Dernièrement on m'a encore confirmé qu'une grande entreprise multinationale a mis plus de 5000 cours à la libre et gratuite disposition du personnel et des cadres, avec accès à un parc de machines équipé de moyens multimédias de haute qualité et ceci durant les heures de travail et seul une dizaine sur un effectif de plus de 2000 cadres et 20000 collaborateurs se sont connecté en une année occasionnellement sur ces ressources de formation, souvent de très grande qualité.

L'échec est attribué à cette relation homme - machine qui est insuffisante pour toute activité d'apprendre.

Faut-il condamner alors le e-learning? Certainement pas, mais il faut remplacer la relation homme - machine par une relation homme-machine-homme. Nous devons apprendre que derrière notre ordinateur il y des êtres humains, des hommes et des femmes qui veulent apprendre, des hommes et des femmes qui veulent enseigner. Croire qu'apprendre peut se réaliser de manière mécanique, dans une relation homme machine démontre une profonde méconaissance des processus d'acquisition de savoir et de connaissances.
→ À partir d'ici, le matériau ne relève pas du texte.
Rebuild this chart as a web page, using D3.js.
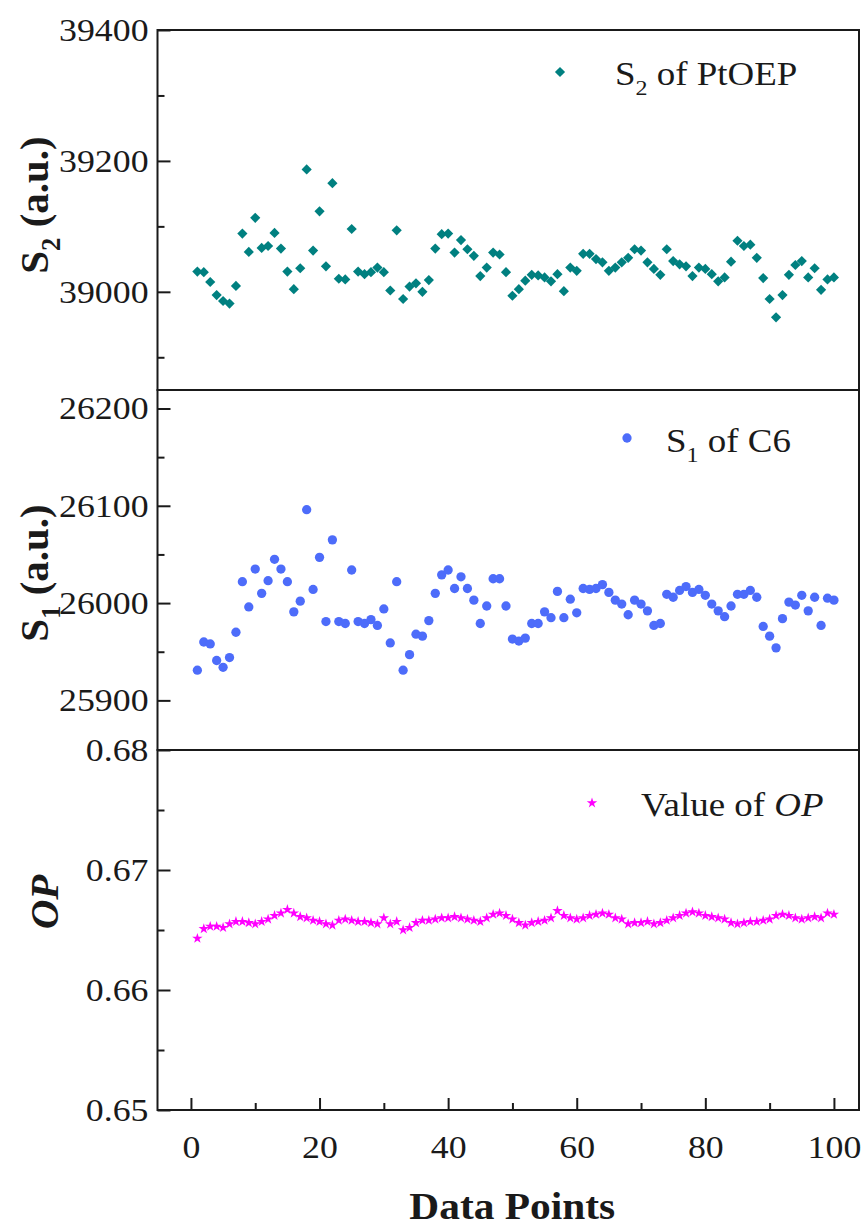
<!DOCTYPE html>
<html>
<head>
<meta charset="utf-8">
<script src="https://cdn.jsdelivr.net/npm/d3@7"></script>
<style>
body { margin: 0; background: #fff; }
text { font-family: "Liberation Serif", "Times New Roman", serif; fill: #1a1a1a; }
</style>
</head>
<body>
<div class="chart-container"></div>
<script>
// datos (100 puntos)
var puntos = d3.range(1, 101);

var s2PtOEP = [
  39031, 39030, 39015, 38995, 38986, 38982, 39009, 39089, 39061, 39113,
  39067, 39070, 39090, 39066, 39031, 39004, 39036, 39187, 39063, 39123,
  39039, 39166, 39020, 39019, 39096, 39031, 39027, 39030, 39037, 39030,
  39002, 39094, 38989, 39008, 39013, 39000, 39018, 39066, 39088, 39089,
  39060, 39079, 39065, 39055, 39024, 39037, 39060, 39057, 39030, 38994,
  39004, 39017, 39026, 39025, 39022, 39016, 39027, 39001, 39037, 39032,
  39058, 39058, 39050, 39045, 39032, 39037, 39045, 39052, 39065, 39063,
  39045, 39035, 39026, 39065, 39047, 39042, 39039, 39024, 39037, 39035,
  39027, 39016, 39022, 39046, 39078, 39070, 39072, 39052, 39021, 38989,
  38961, 38995, 39026, 39041, 39047, 39022, 39036, 39003, 39019, 39022
];

var s1C6 = [
  25931, 25960, 25958, 25941, 25934, 25944, 25970, 26022, 25996, 26035,
  26010, 26023, 26045, 26035, 26022, 25991, 26002, 26096, 26014, 26047,
  25981, 26065, 25981, 25979, 26034, 25981, 25979, 25983, 25977, 25994,
  25959, 26022, 25931, 25947, 25968, 25966, 25982, 26010, 26029, 26034,
  26015, 26027, 26015, 26003, 25979, 25997, 26025, 26025, 25997, 25963,
  25961, 25964, 25979, 25979, 25991, 25985, 26012, 25985, 26004, 25990,
  26015, 26014, 26015, 26019, 26011, 26003, 25999, 25988, 26003, 25999,
  25992, 25977, 25979, 26009, 26006, 26013, 26017, 26011, 26014, 26008,
  25999, 25992, 25986, 25997, 26009, 26009, 26013, 26006, 25976, 25966,
  25954, 25984, 26001, 25998, 26008, 25992, 26006, 25977, 26005, 26003
];

var valorOP = [
  0.6643, 0.6651, 0.6653, 0.6653, 0.6652, 0.6655, 0.6657, 0.6657, 0.6656, 0.6655,
  0.6657, 0.6659, 0.6662, 0.6664, 0.6667, 0.6664, 0.6661, 0.6660, 0.6658, 0.6657,
  0.6655, 0.6654, 0.6658, 0.6659, 0.6658, 0.6657, 0.6657, 0.6656, 0.6655, 0.6660,
  0.6655, 0.6657, 0.6650, 0.6652, 0.6656, 0.6658, 0.6658, 0.6659, 0.6660, 0.6660,
  0.6661, 0.6660, 0.6659, 0.6658, 0.6657, 0.6660, 0.6663, 0.6664, 0.6662, 0.6659,
  0.6656, 0.6654, 0.6656, 0.6657, 0.6658, 0.6660, 0.6666, 0.6662, 0.6660, 0.6659,
  0.6660, 0.6662, 0.6663, 0.6664, 0.6663, 0.6660, 0.6659, 0.6655, 0.6656, 0.6656,
  0.6657, 0.6655, 0.6656, 0.6658, 0.6660, 0.6662, 0.6664, 0.6665, 0.6664, 0.6662,
  0.6661, 0.6660, 0.6659, 0.6656, 0.6655, 0.6656, 0.6657, 0.6657, 0.6658, 0.6659,
  0.6662, 0.6663, 0.6662, 0.6660, 0.6659, 0.6660, 0.6661, 0.6660, 0.6664, 0.6663
];

var xTicks = [0, 20, 40, 60, 80, 100];
var xMinor = [10, 30, 50, 70, 90];
var s2Ticks = [39000, 39200, 39400];
var s2Minor = [38900, 39100, 39300];
var s1Ticks = [25900, 26000, 26100, 26200];
var s1Minor = [25950, 26050, 26150];
var opTicks = [0.65, 0.66, 0.67, 0.68];
var opMinor = [0.655, 0.665, 0.675];

var SX = 1.12; // la figura original esta algo estirada en horizontal
var left = 157.5, right = 859;

var svg = d3.select('.chart-container')
    .append('svg')
    .attr("width", 866)
    .attr("height", 1227);

var x = d3.scaleLinear()
    .domain([-5.2, 103.9])
    .range([left, right]);

var panels = [
  { datos: s2PtOEP, dominio: [38850, 39400], top: 30, bottom: 390,
    ticks: s2Ticks, minor: s2Minor, fmt: d3.format("d"),
    simbolo: d3.symbolSquare, size: 52, rot: 45, color: "#008080",
    leyenda: { mx: 560, my: 72, tx: 615, ty: 85, partes: [["S", 0], ["2", 1], [" of PtOEP", 0]] },
    titulo: { x: 48, y: 205, partes: [["S", 0], ["2", 1], [" (a.u.)", 0]] } },
  { datos: s1C6, dominio: [25849, 26219], top: 390, bottom: 750,
    ticks: s1Ticks, minor: s1Minor, fmt: d3.format("d"),
    simbolo: d3.symbolCircle, size: 68, rot: 0, color: "#4d6cfa",
    leyenda: { mx: 627, my: 438, tx: 666, ty: 452, partes: [["S", 0], ["1", 1], [" of C6", 0]] },
    titulo: { x: 48, y: 573, partes: [["S", 0], ["1", 1], [" (a.u.)", 0]] } },
  { datos: valorOP, dominio: [0.65, 0.68], top: 750, bottom: 1110,
    ticks: opTicks, minor: opMinor, fmt: d3.format(".2f"),
    simbolo: d3.symbolStar, size: 34, rot: 0, color: "#ff00ff",
    leyenda: { mx: 592, my: 803, tx: 641, ty: 816, partes: [["Value of ", 0], ["OP", 2]] },
    titulo: { x: 58, y: 902, partes: [["OP", 2]] } }
];

panels.forEach(function(p) {
    var y = d3.scaleLinear()
        .domain(p.dominio)
        .range([p.bottom, p.top]);

    var yAxis = d3.axisLeft(y)
        .tickValues(p.ticks)
        .tickFormat(p.fmt)
        .tickSize(-13)
        .tickPadding(8);

    var yMinor = d3.axisLeft(y)
        .tickValues(p.minor)
        .tickFormat("")
        .tickSize(-7);

    var gy = svg.append("g")
        .attr("transform", "translate(" + left + ",0)")
        .call(yAxis);
    gy.select(".domain").remove();
    gy.selectAll("line").attr("stroke", "#1a1a1a").attr("stroke-width", 2);
    gy.selectAll("text")
        .attr("font-size", 32)
        .attr("font-family", "Liberation Serif")
        .attr("fill", "#1a1a1a")
        .attr("transform", "scale(" + SX + ",1)");

    var gm = svg.append("g")
        .attr("transform", "translate(" + left + ",0)")
        .call(yMinor);
    gm.select(".domain").remove();
    gm.selectAll("line").attr("stroke", "#1a1a1a").attr("stroke-width", 2);

    // puntos
    var sym = d3.symbol().type(p.simbolo).size(p.size);
    svg.append("g")
        .selectAll("path")
        .data(p.datos)
        .enter()
        .append("path")
        .attr("d", sym)
        .attr("fill", p.color)
        .attr("transform", function(d, i) {
            return "translate(" + x(puntos[i]) + "," + y(d) + ") rotate(" + p.rot + ")";
        });

    // marco
    svg.append("rect")
        .attr("x", left)
        .attr("y", p.top)
        .attr("width", right - left)
        .attr("height", p.bottom - p.top)
        .attr("fill", "none")
        .attr("stroke", "#1a1a1a")
        .attr("stroke-width", 2);

    // leyenda
    svg.append("path")
        .attr("d", sym)
        .attr("fill", p.color)
        .attr("transform", "translate(" + p.leyenda.mx + "," + p.leyenda.my + ") rotate(" + p.rot + ")");

    var lt = svg.append("text")
        .attr("transform", "translate(" + p.leyenda.tx + "," + p.leyenda.ty + ") scale(" + SX + ",1)")
        .attr("font-size", 33);
    escribir(lt, p.leyenda.partes, 33);

    // titulo eje y
    var tt = svg.append("text")
        .attr("transform", "translate(" + p.titulo.x + "," + p.titulo.y + ") rotate(-90)")
        .attr("text-anchor", "middle")
        .attr("font-size", 41)
        .attr("font-weight", "bold");
    escribir(tt, p.titulo.partes, 41);
});

function escribir(t, partes, fs) {
    var bajado = 0;
    partes.forEach(function(pt) {
        var s = t.append("tspan").text(pt[0]);
        if (pt[1] === 1) {
            s.attr("font-size", fs * 0.65).attr("dy", fs * 0.3);
            bajado = fs * 0.3;
        } else {
            if (bajado) { s.attr("dy", -bajado); bajado = 0; }
            if (pt[1] === 2) s.attr("font-style", "italic");
        }
    });
}

// eje x (solo panel inferior)
var xAxis = d3.axisBottom(x)
    .tickValues(xTicks)
    .tickFormat(d3.format("d"))
    .tickSize(-12)
    .tickPadding(25);

var xMinorAxis = d3.axisBottom(x)
    .tickValues(xMinor)
    .tickFormat("")
    .tickSize(-7);

var gx = svg.append("g")
    .attr("transform", "translate(0,1110)")
    .call(xAxis);
gx.select(".domain").remove();
gx.selectAll("line").attr("stroke", "#1a1a1a").attr("stroke-width", 2);
gx.selectAll("text")
    .attr("font-size", 32)
    .attr("font-family", "Liberation Serif")
    .attr("fill", "#1a1a1a")
    .attr("transform", "scale(" + SX + ",1)");

var gxm = svg.append("g")
    .attr("transform", "translate(0,1110)")
    .call(xMinorAxis);
gxm.select(".domain").remove();
gxm.selectAll("line").attr("stroke", "#1a1a1a").attr("stroke-width", 2);

svg.append("text")
    .attr("transform", "translate(" + ((left + right) / 2 + 4) + ",1219) scale(" + SX + ",1)")
    .attr("text-anchor", "middle")
    .attr("font-size", 37)
    .attr("font-weight", "bold")
    .text("Data Points");
</script>
</body>
</html>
Le e-learning s'il mute dans une relation homme-homme en recourant à l'aide de la machine a encore de belles perspectives, car il y des avantages non négligeables, comme pas besoin de salle de classes et de groupes, pas besoin de se déplacer physiquement, plus de flexibilité pour recevoir les explications, transmission de savoir et savoir-faire, etc. Mais l'apprendre doit se réaliser à l'intérieur d'une "communauté humaine", une classe, un groupe et se dérouler de manière structurée, coordonnée.
En conclusion nous devons nous rendre compte qu'il n'existe pas un e-apprendre seulement un apprendre, mais qui ne condamne pas l'utilisation intelligente de la machine dans une relation Homme-Homme.